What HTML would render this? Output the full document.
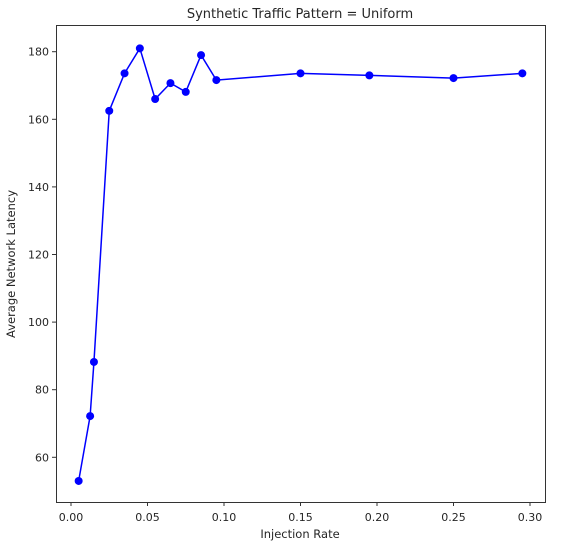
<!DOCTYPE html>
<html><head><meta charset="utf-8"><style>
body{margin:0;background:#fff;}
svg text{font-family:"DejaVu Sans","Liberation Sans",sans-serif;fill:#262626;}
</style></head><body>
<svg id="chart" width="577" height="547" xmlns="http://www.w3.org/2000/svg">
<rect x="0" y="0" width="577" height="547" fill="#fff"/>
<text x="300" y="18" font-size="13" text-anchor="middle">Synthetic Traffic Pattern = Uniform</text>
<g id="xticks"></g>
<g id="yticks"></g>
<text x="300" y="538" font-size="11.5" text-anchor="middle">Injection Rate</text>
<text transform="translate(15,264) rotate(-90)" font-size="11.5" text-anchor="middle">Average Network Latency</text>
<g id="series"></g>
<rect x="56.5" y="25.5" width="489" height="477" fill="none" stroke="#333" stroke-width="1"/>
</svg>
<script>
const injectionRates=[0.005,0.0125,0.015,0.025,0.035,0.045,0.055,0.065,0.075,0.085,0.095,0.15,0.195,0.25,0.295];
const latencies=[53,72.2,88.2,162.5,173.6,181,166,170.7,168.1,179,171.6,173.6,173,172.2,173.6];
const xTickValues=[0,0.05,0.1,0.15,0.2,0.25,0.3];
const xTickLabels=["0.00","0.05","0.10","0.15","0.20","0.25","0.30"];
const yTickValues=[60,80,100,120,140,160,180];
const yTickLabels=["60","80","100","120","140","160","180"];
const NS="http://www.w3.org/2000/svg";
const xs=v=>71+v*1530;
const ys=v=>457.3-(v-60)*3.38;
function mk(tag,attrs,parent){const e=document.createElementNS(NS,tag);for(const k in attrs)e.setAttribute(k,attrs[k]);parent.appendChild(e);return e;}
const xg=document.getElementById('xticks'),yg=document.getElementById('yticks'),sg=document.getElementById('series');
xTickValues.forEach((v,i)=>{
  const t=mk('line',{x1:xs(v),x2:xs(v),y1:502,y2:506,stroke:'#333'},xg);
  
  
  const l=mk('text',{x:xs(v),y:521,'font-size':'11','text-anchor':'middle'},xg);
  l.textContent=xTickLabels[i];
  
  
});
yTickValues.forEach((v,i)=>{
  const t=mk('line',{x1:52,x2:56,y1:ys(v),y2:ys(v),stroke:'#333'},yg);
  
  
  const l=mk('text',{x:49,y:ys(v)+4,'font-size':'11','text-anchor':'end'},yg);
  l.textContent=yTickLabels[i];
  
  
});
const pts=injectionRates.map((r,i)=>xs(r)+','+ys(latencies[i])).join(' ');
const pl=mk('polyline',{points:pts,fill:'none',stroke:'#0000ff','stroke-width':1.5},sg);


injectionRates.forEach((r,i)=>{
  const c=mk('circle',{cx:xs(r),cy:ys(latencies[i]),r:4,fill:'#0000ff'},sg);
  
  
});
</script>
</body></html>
---------------
=== SET PROBLEM ===
Restate the whole listing above exactly, except for its images.

=== FINAL RESULT ===
What HTML would render this? Output the full document.
<!DOCTYPE html>
<html><head><meta charset="utf-8"><style>
body{margin:0;background:#fff;}
svg text{font-family:"DejaVu Sans","Liberation Sans",sans-serif;fill:#262626;}
</style></head><body>
<svg id="chart" width="577" height="547" xmlns="http://www.w3.org/2000/svg">
<rect x="0" y="0" width="577" height="547" fill="#fff"/>
<text x="300" y="18" font-size="13" text-anchor="middle">Synthetic Traffic Pattern = Uniform</text>
<g id="xticks"></g>
<g id="yticks"></g>
<text x="300" y="538" font-size="11.5" text-anchor="middle">Injection Rate</text>
<text transform="translate(15,264) rotate(-90)" font-size="11.5" text-anchor="middle">Average Network Latency</text>
<g id="series"></g>
<rect x="56.5" y="25.5" width="489" height="477" fill="none" stroke="#333" stroke-width="1"/>
</svg>
<script>
const injectionRates=[0.005,0.0125,0.015,0.025,0.035,0.045,0.055,0.065,0.075,0.085,0.095,0.15,0.195,0.25,0.295];
const latencies=[53,72.2,88.2,162.5,173.6,181,166,170.7,168.1,179,171.6,173.6,173,172.2,173.6];
const xTickValues=[0,0.05,0.1,0.15,0.2,0.25,0.3];
const xTickLabels=["0.00","0.05","0.10","0.15","0.20","0.25","0.30"];
const yTickValues=[60,80,100,120,140,160,180];
const yTickLabels=["60","80","100","120","140","160","180"];
const NS="http://www.w3.org/2000/svg";
const xs=v=>71+v*1530;
const ys=v=>457.3-(v-60)*3.38;
function mk(tag,attrs,parent){const e=document.createElementNS(NS,tag);for(const k in attrs)e.setAttribute(k,attrs[k]);parent.appendChild(e);return e;}
const xg=document.getElementById('xticks'),yg=document.getElementById('yticks'),sg=document.getElementById('series');
xTickValues.forEach((v,i)=>{
  const t=mk('line',{x1:xs(v),x2:xs(v),y1:502,y2:506,stroke:'#333'},xg);
  
  
  const l=mk('text',{x:xs(v),y:521,'font-size':'11','text-anchor':'middle'},xg);
  l.textContent=xTickLabels[i];
  
  
});
yTickValues.forEach((v,i)=>{
  const t=mk('line',{x1:52,x2:56,y1:ys(v),y2:ys(v),stroke:'#333'},yg);
  
  
  const l=mk('text',{x:49,y:ys(v)+4,'font-size':'11','text-anchor':'end'},yg);
  l.textContent=yTickLabels[i];
  
  
});
const pts=injectionRates.map((r,i)=>xs(r)+','+ys(latencies[i])).join(' ');
const pl=mk('polyline',{points:pts,fill:'none',stroke:'#0000ff','stroke-width':1.5},sg);


injectionRates.forEach((r,i)=>{
  const c=mk('circle',{cx:xs(r),cy:ys(latencies[i]),r:4,fill:'#0000ff'},sg);
  
  
});
</script>
</body></html>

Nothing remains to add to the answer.